Transactive energy is smart energy. Transactive integration is low cost and easy to install; new systems can be introduced with minimal configuration. Transactive integration will enable you to bring home new technology from the store in the morning, and have it fully integrated into the transactive market of your home or business in the afternoon. Transactive agents respond to the needs of their owners without constant intervention.

Local transactive energy markets produce optimal loads. Load spikes are locally expensive. Load troughs are economic opportunities to be seized. Futures markets create accurate projections. Storage systems play the markets to smooth loads. A node that is self-managed by a local transactive market is a node that is already optimized for interacting with smart grids.
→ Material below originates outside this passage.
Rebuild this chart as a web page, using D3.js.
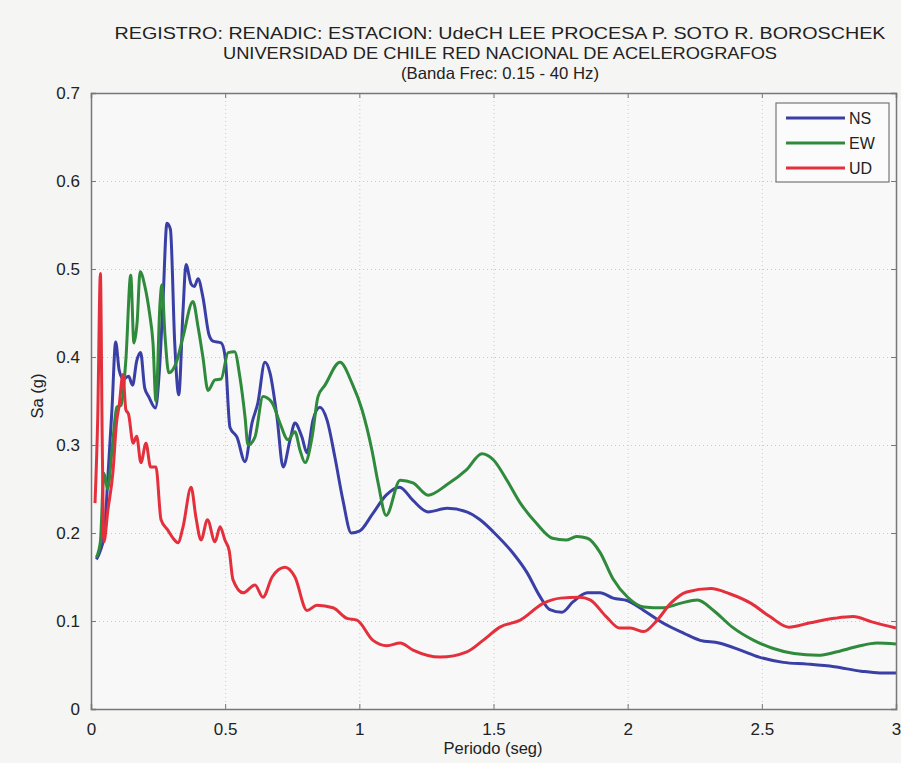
<!DOCTYPE html>
<html lang="en">
<head>
<meta charset="utf-8" />
<title>Espectro de respuesta</title>
<script src="https://d3js.org/d3.v7.min.js"></script>
<style>
  body { margin: 0; background: #f5f5f4; }
  text { font-family: "Liberation Sans", Arial, sans-serif; fill: #222; }
  .grid line { stroke: #c8c8c8; stroke-dasharray: 1,3; }
</style>
</head>
<body>
<div id="chart"></div>
<script>
// periods (s) and spectral accelerations (g)
var nsT = [0.02,0.035,0.05,0.063,0.078,0.092,0.105,0.12,0.14,0.155,0.17,0.185,0.2,0.215,0.24,0.255,0.268,0.283,0.296,0.312,0.327,0.343,0.354,0.373,0.385,0.399,0.417,0.44,0.455,0.485,0.5,0.518,0.544,0.574,0.6,0.622,0.648,0.667,0.693,0.716,0.742,0.76,0.786,0.805,0.827,0.853,0.88,0.909,0.939,0.97,1.0,1.05,1.1,1.15,1.2,1.256,1.327,1.4,1.45,1.51,1.573,1.625,1.673,1.71,1.755,1.797,1.85,1.897,1.946,2.0,2.06,2.13,2.21,2.27,2.34,2.42,2.49,2.58,2.67,2.77,2.87,2.94,3.0];
var nsSa = [0.17,0.18,0.2,0.264,0.34,0.417,0.385,0.375,0.378,0.368,0.395,0.405,0.365,0.355,0.342,0.385,0.461,0.552,0.545,0.416,0.357,0.453,0.505,0.483,0.48,0.489,0.468,0.425,0.418,0.416,0.4,0.32,0.309,0.281,0.325,0.348,0.394,0.382,0.332,0.275,0.306,0.325,0.309,0.291,0.328,0.343,0.328,0.286,0.237,0.2,0.202,0.222,0.243,0.252,0.237,0.224,0.228,0.224,0.215,0.198,0.177,0.155,0.128,0.113,0.11,0.122,0.132,0.132,0.126,0.123,0.112,0.098,0.086,0.078,0.075,0.067,0.059,0.053,0.051,0.048,0.043,0.041,0.041];

var ewT = [0.02,0.035,0.048,0.062,0.08,0.096,0.112,0.13,0.148,0.16,0.172,0.183,0.201,0.218,0.231,0.242,0.257,0.264,0.276,0.29,0.317,0.343,0.38,0.399,0.417,0.436,0.462,0.485,0.511,0.535,0.555,0.574,0.585,0.611,0.641,0.675,0.704,0.734,0.76,0.779,0.798,0.824,0.846,0.872,0.928,0.973,1.01,1.047,1.07,1.1,1.152,1.2,1.256,1.327,1.4,1.457,1.5,1.55,1.6,1.66,1.72,1.77,1.81,1.85,1.897,1.945,2.0,2.06,2.13,2.195,2.26,2.32,2.39,2.47,2.54,2.62,2.71,2.78,2.855,2.93,3.0];
var ewSa = [0.172,0.19,0.268,0.25,0.3,0.343,0.345,0.397,0.493,0.416,0.44,0.497,0.48,0.45,0.416,0.35,0.46,0.482,0.423,0.382,0.393,0.423,0.463,0.434,0.4,0.362,0.374,0.375,0.405,0.406,0.377,0.332,0.3,0.309,0.355,0.348,0.325,0.306,0.315,0.294,0.28,0.309,0.355,0.368,0.394,0.37,0.34,0.294,0.257,0.22,0.26,0.257,0.243,0.255,0.272,0.29,0.283,0.26,0.234,0.211,0.194,0.192,0.196,0.194,0.178,0.148,0.127,0.116,0.115,0.12,0.124,0.112,0.093,0.078,0.069,0.063,0.061,0.065,0.071,0.075,0.074];

var udT = [0.015,0.025,0.035,0.042,0.048,0.063,0.082,0.095,0.105,0.119,0.13,0.14,0.157,0.17,0.186,0.205,0.222,0.242,0.261,0.287,0.306,0.324,0.343,0.373,0.391,0.41,0.434,0.462,0.481,0.499,0.515,0.529,0.567,0.611,0.641,0.675,0.723,0.76,0.805,0.842,0.902,0.954,0.991,1.051,1.103,1.152,1.2,1.301,1.401,1.461,1.524,1.6,1.685,1.75,1.82,1.86,1.92,1.97,2.01,2.06,2.11,2.16,2.22,2.31,2.38,2.46,2.53,2.6,2.68,2.77,2.84,2.91,3.0];
var udSa = [0.234,0.33,0.495,0.3,0.19,0.226,0.27,0.325,0.345,0.38,0.34,0.335,0.302,0.31,0.28,0.302,0.275,0.275,0.215,0.203,0.194,0.189,0.207,0.252,0.218,0.192,0.215,0.19,0.207,0.192,0.18,0.147,0.132,0.141,0.127,0.15,0.161,0.15,0.112,0.118,0.115,0.103,0.101,0.078,0.072,0.075,0.067,0.059,0.065,0.078,0.093,0.101,0.12,0.126,0.127,0.124,0.105,0.092,0.092,0.088,0.101,0.12,0.133,0.137,0.131,0.12,0.105,0.093,0.098,0.103,0.105,0.099,0.092];

var seriesNames = ["NS", "EW", "UD"];
var seriesColors = ["#3a3fa6", "#2f8a3c", "#e4303c"];
var xTicks = [0, 0.5, 1, 1.5, 2, 2.5, 3];
var yTicks = [0, 0.1, 0.2, 0.3, 0.4, 0.5, 0.6, 0.7];
var titleLines = [
  "REGISTRO: RENADIC: ESTACION: UdeCH LEE PROCESA P. SOTO R. BOROSCHEK",
  "UNIVERSIDAD DE CHILE RED NACIONAL DE ACELEROGRAFOS",
  "(Banda Frec: 0.15 - 40 Hz)"
];
// widths the title lines take in the scan
var titleWidths = [771, 554, 198];

var W = 901, H = 763;
var margin = {top: 93, right: 5, bottom: 54, left: 91};
var width = W - margin.left - margin.right;
var height = H - margin.top - margin.bottom;

var svg = d3.select("#chart").append("svg")
    .attr("width", W)
    .attr("height", H);

svg.append("rect").attr("width", W).attr("height", H).attr("fill", "#f5f5f4");

// title, three centred lines
svg.append("g").selectAll("text")
    .data(titleLines)
    .enter().append("text")
    .attr("x", 500)
    .attr("y", function(d, i) { return 39 + i * 20; })
    .attr("text-anchor", "middle")
    .attr("textLength", function(d, i) { return titleWidths[i]; })
    .attr("lengthAdjust", "spacingAndGlyphs")
    .style("font-size", "16.5px")
    .text(function(d) { return d; });

var g = svg.append("g").attr("transform", "translate(" + margin.left + "," + margin.top + ")");

var xScale = d3.scaleLinear().domain([0, 3]).range([0, width]);
var yScale = d3.scaleLinear().domain([0, 0.7]).range([height, 0]);

g.append("rect").attr("width", width).attr("height", height).attr("fill", "#f8f8f8");

// dotted grid
g.append("g").attr("class", "grid")
    .call(d3.axisBottom(xScale).tickValues(xTicks).tickSize(height).tickFormat(""))
    .call(function(s) { s.select(".domain").remove(); });
g.append("g").attr("class", "grid")
    .call(d3.axisLeft(yScale).tickValues(yTicks).tickSize(-width).tickFormat(""))
    .call(function(s) { s.select(".domain").remove(); });

// curves
var line = d3.line()
    .x(function(d) { return xScale(d[0]); })
    .y(function(d) { return yScale(d[1]); })
    .curve(d3.curveMonotoneX);

var series = [d3.zip(nsT, nsSa), d3.zip(ewT, ewSa), d3.zip(udT, udSa)];

// draw NS first, then EW, then UD on top
series.forEach(function(s, i) {
  g.append("path")
      .datum(s)
      .attr("fill", "none")
      .attr("stroke", seriesColors[i])
      .attr("stroke-width", 3)
      .attr("stroke-linejoin", "round")
      .attr("d", line);
});

// axes with inward ticks, matlab style box
var xAxis = g.append("g")
    .attr("transform", "translate(0," + height + ")")
    .call(d3.axisBottom(xScale).tickValues(xTicks).tickSize(-5).tickPadding(14)
      .tickFormat(function(d) { return d === 0 ? "0" : String(d); }));
var yAxis = g.append("g")
    .call(d3.axisLeft(yScale).tickValues(yTicks).tickSize(-5).tickPadding(11)
      .tickFormat(function(d) { return d === 0 ? "0" : d3.format(".1f")(d); }));
g.append("g")
    .call(d3.axisTop(xScale).tickValues(xTicks).tickSize(-5).tickFormat(""));
g.append("g")
    .attr("transform", "translate(" + width + ",0)")
    .call(d3.axisRight(yScale).tickValues(yTicks).tickSize(-5).tickFormat(""));

g.selectAll(".domain").attr("stroke", "#777").attr("stroke-width", 1.5);
g.selectAll(".tick line").filter(function() { return this.parentNode.parentNode.getAttribute("class") !== "grid"; })
    .attr("stroke", "#777");
xAxis.selectAll("text").style("font-size", "17px").attr("fill", "#222");
yAxis.selectAll("text").style("font-size", "17px").attr("fill", "#222");

// axis titles
svg.append("text")
    .attr("x", 493).attr("y", 754)
    .attr("text-anchor", "middle")
    .style("font-size", "16.5px")
    .text("Periodo (seg)");
svg.append("text")
    .attr("transform", "translate(43,396) rotate(-90)")
    .attr("text-anchor", "middle")
    .style("font-size", "16.5px")
    .text("Sa (g)");

// legend
var legend = g.append("g").attr("transform", "translate(" + (width - 120) + ",10)");
legend.append("rect")
    .attr("width", 113).attr("height", 79)
    .attr("fill", "#fbfbfb").attr("stroke", "#777").attr("stroke-width", 1.2);
seriesNames.forEach(function(name, i) {
  legend.append("line")
      .attr("x1", 10).attr("x2", 69)
      .attr("y1", 15 + i * 25).attr("y2", 15 + i * 25)
      .attr("stroke", seriesColors[i]).attr("stroke-width", 3);
  legend.append("text")
      .attr("x", 73).attr("y", 21 + i * 25)
      .style("font-size", "16px")
      .text(name);
});
</script>
</body>
</html>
A node that is self-managed by a local transactive market is ready for OpenADR.

Each smart energy system must bridge between its own internal complexity and the other systems in the home and building. The developer of a smart energy system must program for both the systems internal controls and for the integration interactions. A great programmer of deterministic controls may not be a great programmer of market interactions. The OASIS specifications for energy markets may be unfamiliar to the innovating engineer. Every expectation of proper market behavior, of fault detection and recovery, of negotiations and of futures must be included in in every smart system.

To meet our energy goals for cheap distributed energy, it must be easier to bring new technology to market. Consumers must be able to make their own choices that support themselves, their families, and their own values. Above all, it must be simple to integrate new systems that provide, use, store, or manage energy into the home or business.

Our founders have been leaders in smart energy, in energy-aware agents, and in enterprise communications with engineered systems for more than a decade. We wrote the book on energy communication standards. Now we are putting what we know to work with smart, energy-aware agents to operate the systems in our lives.